Cette histoire de version, j'en suis conscient, n'est qu'une péripétie infime ; mais comment ne pas y voir un symbole ? Irresponsable ou délibérément revanchard, ce retour à l'ancien m'aura enseigné une chose : l'Histoire n'avance pas, elle se balance. Ou alors, soyons optimiste, elle est un fleuve tout en méandres où l'on n'a pas fini de ramer.

Mais le danger ne vient pas seulement du passé ! J'entends de plus en plus un discours néo-scientiste et totalisant qui vise à tout contrôler, rationaliser, standardiser, pasteuriser — et là je me demande si l'avènement de ma bien-aimée Europe a toujours un rôle positif... On nous demande, avec une insistance accrue, de faire subir à nos élèves des batteries de tests communes à tout le pays, et bientôt sans doute à tous nos pays. Si je freine tant que je peux, si j'ai toujours boycotté ou du moins saboté ces tests, c'est par expérience, étant trop conscient de la relativité des notes, du danger de tous ces chiffres apparemment si précis, si flous en fait et si trompeurs.

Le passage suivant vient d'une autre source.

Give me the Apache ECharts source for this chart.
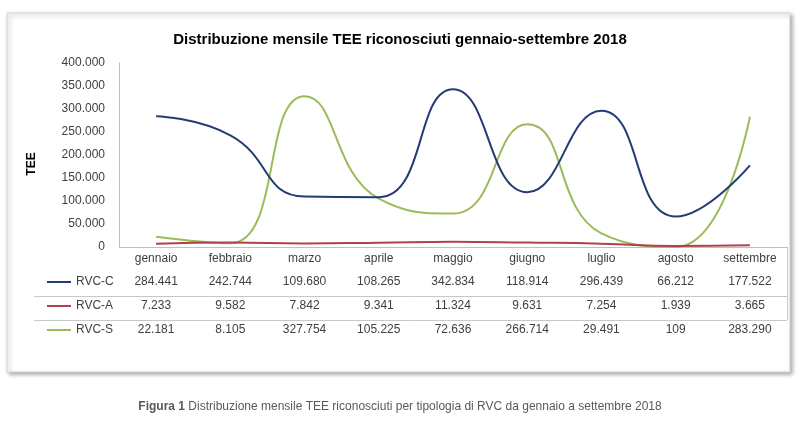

Et puis que vont-ils en faire, là-haut, de tous ces résultats ? Que vont-ils vouloir nous imposer ? La vraie raison, c'est mon besoin d'indépendance — mon instinct puérilement libertaire, si l'on veut. Je n'aimerais pas qu'on nous force à faire tous la même chose. L'école n'est pas une industrie. Nos chers petits ne sont pas des poulets de batterie. Certains me verraient bien en producteur de vache-qui-rit ; moi je n'ai qu'un désir, fabriquer jusqu'au bout dans mon coin, en petit artisan bricolo, avec mes recettes à moi, mon humble fromage de Chèvres.